During this one month of low poly I discovered that sharing the work is improving it. The bigest part of it is getting feedback. But for me also putting it out there and describing stuff helps my brain to wrap around the things I try to make and untangle some chaotic thoughts in my mind… Plus I hope that someone will stumble upon those words and pictures and hopefully also gets something out of it or learn from my process and mistakes
Good project. I like this dissecting of a project and its progress.
“Kill your darlings” I always say. It’s difficult to let lose of one thought.
But as time passes other ‘darlings’ will emerge in a project.
Personally, I think your project was more about composition. Placing elements, adding details, more like a painter on a white canvas. Still in that process you lost some things, like the rule of third. If zoomed out a bit, the main ingredients are then in the middle of the scene. And not at the border (police cars, breaking lights), fire. The fire could be more intensive. Creating a strongs triangle between the other (high)lights.
Great work and project. You have grown!!
Thank you
And once again thank you for taking your time and providing feedback!
You are absolutely correct - I actually didn’t do what I originally planned:
…so the final composition isn’t rally good. My intention was to focus viewer on the barricade, but now I think there is no clear focus point at all! And the closest thing to the focus point is the burning coolant tower, which was supposed to be in the background .
Still as you said - I’ve learnt a lot. Given the formula
x = learning / time
x is very high
I couldn’t let go… .
First I redid the sign, to be more horrifying (I actually wanted to try to improve my workflow - and I did. I used vertex coloring for setting up ID maps, and I have now 1 texture set instead of 3 for the sign, which worked but was a waste and pain to set up). This is the new sign rendered with iray:
And I worked a bit on composition. This is the result:
What do you think about it now?
Difficult to say now. The last is more from a person point of view.
The sign, yes some things took more time than having use for it.
But then your building also a huge stock of objects.
So maybe good assets for other projects in the future.

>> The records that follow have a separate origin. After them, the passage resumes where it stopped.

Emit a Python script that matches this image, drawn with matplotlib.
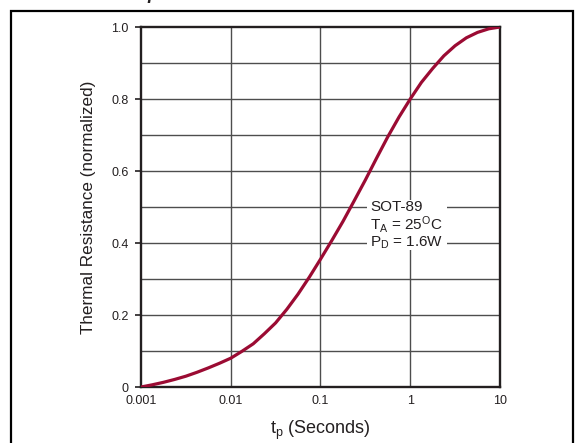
import numpy as np
import matplotlib
matplotlib.use("Agg")
import matplotlib.pyplot as plt
from matplotlib.patches import Rectangle

plt.rcParams["font.family"] = ["Liberation Sans", "DejaVu Sans"]

# Curve (eighth-decade steps): pulse time (s) vs normalized thermal resistance
pulse_time = [0.001, 0.00133, 0.00178, 0.00237, 0.00316, 0.00422, 0.00562, 0.0075,
              0.01, 0.0133, 0.0178, 0.0237, 0.0316, 0.0422, 0.0562, 0.075,
              0.1, 0.133, 0.178, 0.237, 0.316, 0.422, 0.562, 0.75,
              1.0, 1.33, 1.78, 2.37, 3.16, 4.22, 5.62, 7.5, 10.0]
thermal_res = [0.0, 0.006, 0.013, 0.021, 0.030, 0.041, 0.053, 0.066,
               0.080, 0.099, 0.120, 0.148, 0.178, 0.216, 0.258, 0.305,
               0.355, 0.406, 0.460, 0.517, 0.575, 0.636, 0.695, 0.750,
               0.800, 0.846, 0.885, 0.920, 0.948, 0.970, 0.985, 0.995, 1.0]

x_ticks = [0.001, 0.01, 0.1, 1, 10]
x_tick_labels = ["0.001", "0.01", "0.1", "1", "10"]
y_ticks = [0, 0.2, 0.4, 0.6, 0.8, 1.0]
y_tick_labels = ["0", "0.2", "0.4", "0.6", "0.8", "1.0"]

curve_color = "#9b0b33"
grid_color = "#4d4d4d"
dark = "#231f20"

fig = plt.figure(figsize=(5.78, 4.43), dpi=100)
ax = fig.add_axes([141 / 578, 56 / 443, 359 / 578, 360 / 443])

ax.set_xscale("log")
ax.set_xlim(0.001, 10)
ax.set_ylim(0, 1.0)

# grid: decades on x, every 0.1 on y
for xv in [0.01, 0.1, 1]:
    ax.axvline(xv, color=grid_color, lw=1.0, zorder=1)
for yv in np.arange(1, 10) / 10:
    ax.axhline(yv, color=grid_color, lw=1.0, zorder=1)

ax.plot(pulse_time, thermal_res, color=curve_color, lw=2.3, zorder=3,
        solid_capstyle="round", solid_joinstyle="round")

ax.set_xticks(x_ticks)
ax.set_xticklabels(x_tick_labels)
ax.xaxis.set_minor_locator(matplotlib.ticker.NullLocator())
ax.set_yticks(y_ticks)
ax.set_yticklabels(y_tick_labels)
ax.tick_params(axis="x", length=0, pad=6, labelsize=9, colors=dark)
ax.tick_params(axis="y", length=4, width=1.2, pad=5, labelsize=9, colors=dark)
for sp in ax.spines.values():
    sp.set_color(dark)
    sp.set_linewidth(1.7)

ax.set_xlabel(r"$\mathregular{t_p}$ (Seconds)", fontsize=13, color=dark, labelpad=8)
ax.set_ylabel("Thermal Resistance (normalized)", fontsize=12.3, color=dark, labelpad=11)

# annotation box
ax.add_patch(Rectangle((0.630, 0.38), 0.222, 0.14, transform=ax.transAxes,
                       facecolor="white", edgecolor="none", zorder=2))
ax.text(0.638, 0.52, "SOT-89\n" + r"$\mathregular{T_A}$ = 25$\mathregular{^O}$C" + "\n"
        + r"$\mathregular{P_D}$ = 1.6W", transform=ax.transAxes, va="top", ha="left",
        fontsize=11, color=dark, linespacing=1.0, zorder=4)

# outer frame and clipped heading
fig.add_artist(Rectangle((11 / 578, -0.05), 562 / 578, (432 / 443) + 0.05,
                         transform=fig.transFigure, fill=False, edgecolor="black", lw=1.6))
fig.text(40 / 578, 444 / 443, "Thermal Response", fontsize=13,
         fontweight="bold", fontstyle="italic", va="baseline", ha="left", color=dark)

fig.savefig("out.png", dpi=100)
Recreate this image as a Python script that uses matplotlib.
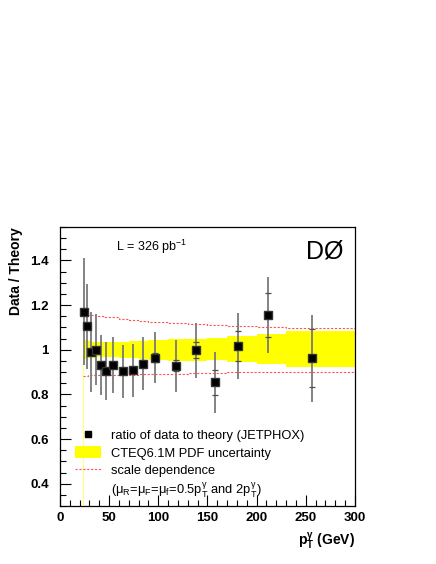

After sleeping and looking at the picture now I think that the composition is better (due to clearer focus point for the viewer), but overall the render has 2 big problems:
- lot’s of empty spaces, especially on the right side of the image.
- colors and contrast… everything is orangy-brownish and too uniform… (this is a problem in previous picture as well). The other noticeable colors are blue and red from the lights… which are not really complimentary to the overall hue of the image.
Now I think I should let go of this scene…
Very good work!
Think I prefer the previous composition tho… this one creates way too much empty space, as you’ve noted.
Both compositions feel like establishment shots… if that is what you were going for then it works… if you were going for more of an “action” shot, picking a camera angle where one of the subjects would fill around a third of the scene’s area is an easy fix for eliminating empty space and forcing focus (using perspective as a compositional tool).
Looking forward to your future works.
Thank you for your feedback!
(yeah, I didn’t go for establishment shot )
The subject was ‘on the road’, I think were this me I would close right up on the subject probably completely without the car on the left. Scale down the towers to fit in and look more distant less dominating. Effectively covering about the area of the 3 central lamposts, but not their tops either.
It is a good scene as it is, but the point is the purpose and subject.
That’s a good point… last render went even farther from the subject of the Collab . Thank you!